Reproduce the material below line by line, beginning with its first line and ending with the line that contains "(0,0) rectangle (918,909);"; leave out pictures.

....

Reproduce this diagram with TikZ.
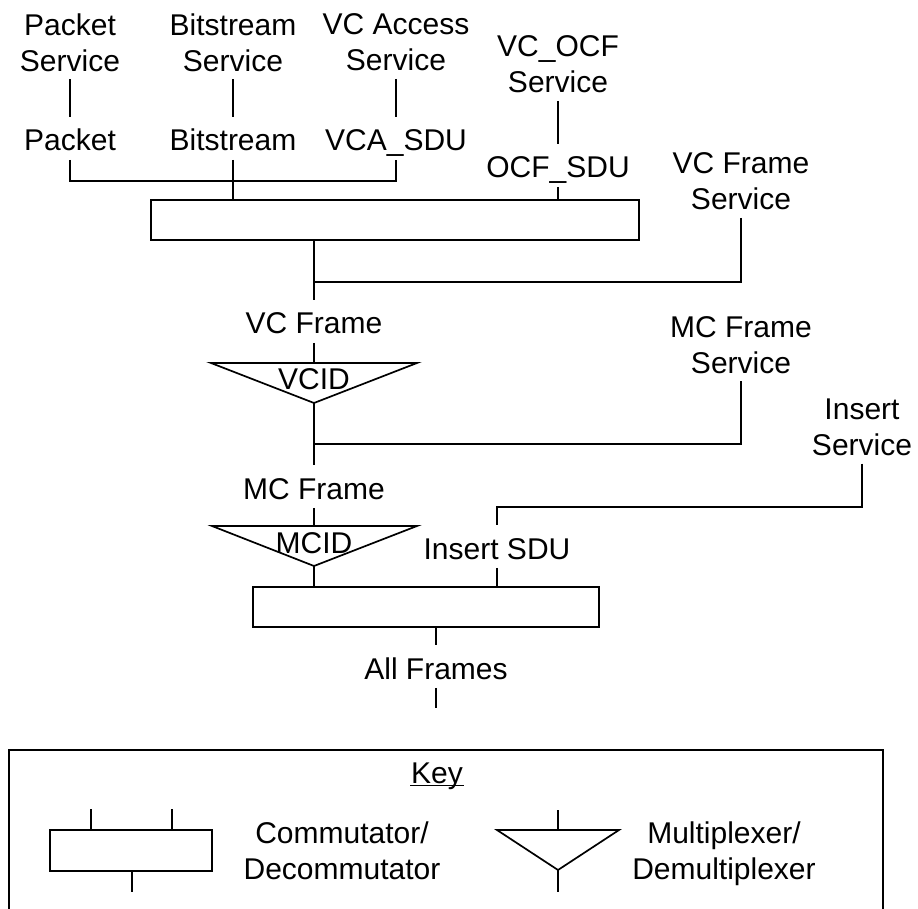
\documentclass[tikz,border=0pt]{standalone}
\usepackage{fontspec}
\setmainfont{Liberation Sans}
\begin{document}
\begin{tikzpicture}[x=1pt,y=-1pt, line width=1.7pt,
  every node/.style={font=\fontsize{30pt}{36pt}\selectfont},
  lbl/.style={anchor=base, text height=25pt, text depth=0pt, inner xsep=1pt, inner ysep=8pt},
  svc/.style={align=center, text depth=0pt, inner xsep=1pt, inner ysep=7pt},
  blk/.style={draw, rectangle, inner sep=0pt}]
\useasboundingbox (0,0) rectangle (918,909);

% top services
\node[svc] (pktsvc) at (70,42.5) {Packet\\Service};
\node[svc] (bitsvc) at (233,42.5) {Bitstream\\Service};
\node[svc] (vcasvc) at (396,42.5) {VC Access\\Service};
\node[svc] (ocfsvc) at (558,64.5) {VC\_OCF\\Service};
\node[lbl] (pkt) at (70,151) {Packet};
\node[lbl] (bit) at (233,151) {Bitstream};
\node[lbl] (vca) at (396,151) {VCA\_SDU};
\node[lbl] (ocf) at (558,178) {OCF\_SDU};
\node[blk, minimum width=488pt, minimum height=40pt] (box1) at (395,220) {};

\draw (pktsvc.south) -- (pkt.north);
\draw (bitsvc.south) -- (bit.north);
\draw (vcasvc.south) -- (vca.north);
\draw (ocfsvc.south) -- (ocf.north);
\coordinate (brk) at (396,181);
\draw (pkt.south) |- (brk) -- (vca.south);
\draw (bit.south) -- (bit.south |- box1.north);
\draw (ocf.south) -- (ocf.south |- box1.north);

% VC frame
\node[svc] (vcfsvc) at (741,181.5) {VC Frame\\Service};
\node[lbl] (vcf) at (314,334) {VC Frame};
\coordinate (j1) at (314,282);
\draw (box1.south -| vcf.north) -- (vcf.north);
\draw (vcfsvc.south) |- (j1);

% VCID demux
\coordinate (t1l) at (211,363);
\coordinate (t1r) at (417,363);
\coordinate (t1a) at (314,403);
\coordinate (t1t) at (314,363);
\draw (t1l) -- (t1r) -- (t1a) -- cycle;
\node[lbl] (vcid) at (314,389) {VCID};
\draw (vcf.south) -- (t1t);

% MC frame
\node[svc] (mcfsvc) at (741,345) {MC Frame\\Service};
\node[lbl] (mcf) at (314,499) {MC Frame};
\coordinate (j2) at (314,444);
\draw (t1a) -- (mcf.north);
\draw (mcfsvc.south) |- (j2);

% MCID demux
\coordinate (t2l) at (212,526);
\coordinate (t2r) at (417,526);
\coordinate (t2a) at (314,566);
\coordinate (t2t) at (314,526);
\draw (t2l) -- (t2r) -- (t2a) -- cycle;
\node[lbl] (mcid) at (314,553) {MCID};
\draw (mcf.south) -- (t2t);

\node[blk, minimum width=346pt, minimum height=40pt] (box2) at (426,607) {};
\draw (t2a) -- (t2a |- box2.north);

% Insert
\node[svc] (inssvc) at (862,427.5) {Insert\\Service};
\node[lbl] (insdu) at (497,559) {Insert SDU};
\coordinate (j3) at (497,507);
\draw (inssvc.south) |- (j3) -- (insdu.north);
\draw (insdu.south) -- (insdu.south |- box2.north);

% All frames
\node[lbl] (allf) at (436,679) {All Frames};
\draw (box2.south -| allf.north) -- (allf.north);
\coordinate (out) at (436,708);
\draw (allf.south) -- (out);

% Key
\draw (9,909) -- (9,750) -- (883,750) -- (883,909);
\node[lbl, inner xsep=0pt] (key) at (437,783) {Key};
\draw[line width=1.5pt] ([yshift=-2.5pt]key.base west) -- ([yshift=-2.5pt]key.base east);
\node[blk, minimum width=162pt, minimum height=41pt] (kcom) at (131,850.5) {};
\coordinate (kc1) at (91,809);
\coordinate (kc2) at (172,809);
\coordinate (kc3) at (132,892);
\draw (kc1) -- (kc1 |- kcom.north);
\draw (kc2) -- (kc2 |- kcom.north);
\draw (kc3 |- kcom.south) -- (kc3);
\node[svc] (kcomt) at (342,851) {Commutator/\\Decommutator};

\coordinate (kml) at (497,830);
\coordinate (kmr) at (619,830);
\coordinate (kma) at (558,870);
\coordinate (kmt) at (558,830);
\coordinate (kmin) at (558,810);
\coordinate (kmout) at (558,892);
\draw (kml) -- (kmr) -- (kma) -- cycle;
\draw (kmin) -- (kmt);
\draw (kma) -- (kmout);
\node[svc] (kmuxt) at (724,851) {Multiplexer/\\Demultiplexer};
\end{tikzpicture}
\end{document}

....

■ Exercise answer
Reproduce this diagram with TikZ.
\documentclass[tikz,border=0pt]{standalone}
\usepackage{fontspec}
\setmainfont{Liberation Sans}
\begin{document}
\begin{tikzpicture}[x=1pt,y=-1pt, line width=1.7pt,
  every node/.style={font=\fontsize{30pt}{36pt}\selectfont},
  lbl/.style={anchor=base, text height=25pt, text depth=0pt, inner xsep=1pt, inner ysep=8pt},
  svc/.style={align=center, text depth=0pt, inner xsep=1pt, inner ysep=7pt},
  blk/.style={draw, rectangle, inner sep=0pt}]
\useasboundingbox (0,0) rectangle (918,909);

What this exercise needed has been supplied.